▶ Records shown
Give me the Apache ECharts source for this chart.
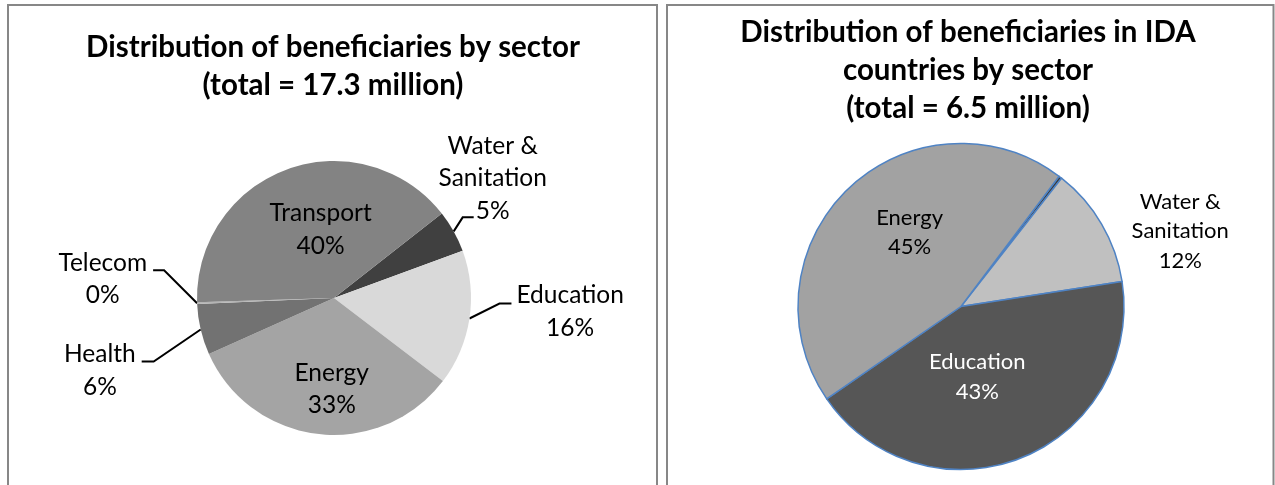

==

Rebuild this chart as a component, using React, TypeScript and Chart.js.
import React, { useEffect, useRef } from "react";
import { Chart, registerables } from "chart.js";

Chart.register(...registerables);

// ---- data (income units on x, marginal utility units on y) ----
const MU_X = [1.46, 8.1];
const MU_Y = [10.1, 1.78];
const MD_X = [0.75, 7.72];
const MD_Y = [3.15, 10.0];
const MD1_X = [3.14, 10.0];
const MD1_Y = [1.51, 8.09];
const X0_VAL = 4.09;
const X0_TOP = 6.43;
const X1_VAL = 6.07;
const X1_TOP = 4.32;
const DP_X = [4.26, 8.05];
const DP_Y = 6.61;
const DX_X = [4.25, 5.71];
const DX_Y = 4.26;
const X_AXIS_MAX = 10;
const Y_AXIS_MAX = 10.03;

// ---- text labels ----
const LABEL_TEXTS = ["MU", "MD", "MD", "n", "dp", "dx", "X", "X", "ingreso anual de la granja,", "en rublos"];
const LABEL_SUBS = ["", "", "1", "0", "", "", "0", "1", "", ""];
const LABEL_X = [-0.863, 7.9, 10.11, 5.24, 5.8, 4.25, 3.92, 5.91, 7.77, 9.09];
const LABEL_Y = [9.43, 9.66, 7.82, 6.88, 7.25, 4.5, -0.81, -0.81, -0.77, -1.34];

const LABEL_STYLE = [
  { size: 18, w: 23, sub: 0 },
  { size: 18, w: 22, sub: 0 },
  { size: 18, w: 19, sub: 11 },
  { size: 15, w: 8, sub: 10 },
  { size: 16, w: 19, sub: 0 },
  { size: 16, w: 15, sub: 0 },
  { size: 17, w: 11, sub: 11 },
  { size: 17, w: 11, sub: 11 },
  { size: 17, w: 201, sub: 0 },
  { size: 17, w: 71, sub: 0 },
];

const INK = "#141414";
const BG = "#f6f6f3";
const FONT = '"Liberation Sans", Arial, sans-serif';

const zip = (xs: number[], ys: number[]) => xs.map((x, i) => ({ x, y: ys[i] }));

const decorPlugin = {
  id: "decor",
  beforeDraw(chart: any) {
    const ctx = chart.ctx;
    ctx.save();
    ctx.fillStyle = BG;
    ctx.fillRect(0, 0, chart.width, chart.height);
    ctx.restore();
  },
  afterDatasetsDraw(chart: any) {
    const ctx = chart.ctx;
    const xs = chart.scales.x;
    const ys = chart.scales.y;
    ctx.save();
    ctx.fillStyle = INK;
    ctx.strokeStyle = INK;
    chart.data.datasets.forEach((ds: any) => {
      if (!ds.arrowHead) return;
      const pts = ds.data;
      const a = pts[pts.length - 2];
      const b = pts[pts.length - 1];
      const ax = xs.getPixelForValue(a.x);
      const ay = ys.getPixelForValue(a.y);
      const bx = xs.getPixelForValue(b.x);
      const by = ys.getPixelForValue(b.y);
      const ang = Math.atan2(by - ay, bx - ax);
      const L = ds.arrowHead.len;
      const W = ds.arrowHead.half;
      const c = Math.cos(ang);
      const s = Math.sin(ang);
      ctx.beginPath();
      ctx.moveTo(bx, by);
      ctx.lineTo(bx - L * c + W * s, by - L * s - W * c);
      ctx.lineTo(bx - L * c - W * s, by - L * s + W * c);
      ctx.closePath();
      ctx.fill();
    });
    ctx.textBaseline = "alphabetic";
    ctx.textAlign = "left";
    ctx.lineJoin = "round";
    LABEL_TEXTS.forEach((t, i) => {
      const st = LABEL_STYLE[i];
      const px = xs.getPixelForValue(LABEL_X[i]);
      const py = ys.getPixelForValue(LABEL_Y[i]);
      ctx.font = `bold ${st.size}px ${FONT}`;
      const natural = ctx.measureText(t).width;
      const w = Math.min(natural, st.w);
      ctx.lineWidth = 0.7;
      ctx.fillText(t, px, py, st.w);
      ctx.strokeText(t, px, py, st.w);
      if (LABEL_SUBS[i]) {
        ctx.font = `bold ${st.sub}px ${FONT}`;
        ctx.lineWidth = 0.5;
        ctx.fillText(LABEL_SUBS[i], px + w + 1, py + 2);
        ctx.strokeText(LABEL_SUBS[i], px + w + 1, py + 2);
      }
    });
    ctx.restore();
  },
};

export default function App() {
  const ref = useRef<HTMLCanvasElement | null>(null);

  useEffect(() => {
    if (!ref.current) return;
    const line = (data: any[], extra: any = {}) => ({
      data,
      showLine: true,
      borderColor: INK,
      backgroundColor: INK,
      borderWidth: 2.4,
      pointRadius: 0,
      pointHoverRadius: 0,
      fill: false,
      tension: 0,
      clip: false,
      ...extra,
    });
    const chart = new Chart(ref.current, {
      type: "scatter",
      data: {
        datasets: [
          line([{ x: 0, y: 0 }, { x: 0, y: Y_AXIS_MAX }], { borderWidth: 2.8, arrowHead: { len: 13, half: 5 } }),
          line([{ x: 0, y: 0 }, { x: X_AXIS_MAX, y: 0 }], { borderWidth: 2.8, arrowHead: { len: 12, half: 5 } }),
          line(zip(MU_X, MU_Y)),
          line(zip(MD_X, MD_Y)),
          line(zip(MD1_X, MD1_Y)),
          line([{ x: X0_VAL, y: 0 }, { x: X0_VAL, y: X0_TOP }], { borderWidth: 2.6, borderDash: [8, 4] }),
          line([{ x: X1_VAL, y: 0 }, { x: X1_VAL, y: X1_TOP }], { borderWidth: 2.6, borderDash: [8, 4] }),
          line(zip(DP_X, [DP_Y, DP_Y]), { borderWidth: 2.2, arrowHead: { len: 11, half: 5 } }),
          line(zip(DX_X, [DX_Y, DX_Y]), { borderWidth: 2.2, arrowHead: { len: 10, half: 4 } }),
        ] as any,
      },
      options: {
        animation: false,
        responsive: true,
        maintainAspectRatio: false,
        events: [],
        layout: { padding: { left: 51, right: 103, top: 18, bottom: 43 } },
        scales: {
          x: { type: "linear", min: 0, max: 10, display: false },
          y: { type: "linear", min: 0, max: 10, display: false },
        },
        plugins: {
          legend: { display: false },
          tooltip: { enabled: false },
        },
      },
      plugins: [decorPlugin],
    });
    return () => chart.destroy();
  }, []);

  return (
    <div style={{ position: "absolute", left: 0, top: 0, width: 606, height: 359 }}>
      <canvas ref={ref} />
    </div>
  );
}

▶ Instructions for the task
Search the entries for the string "this" and collect each line that has it.

▶ Correct result
Give me the Apache ECharts source for this chart.
Rebuild this chart as a component, using React, TypeScript and Chart.js.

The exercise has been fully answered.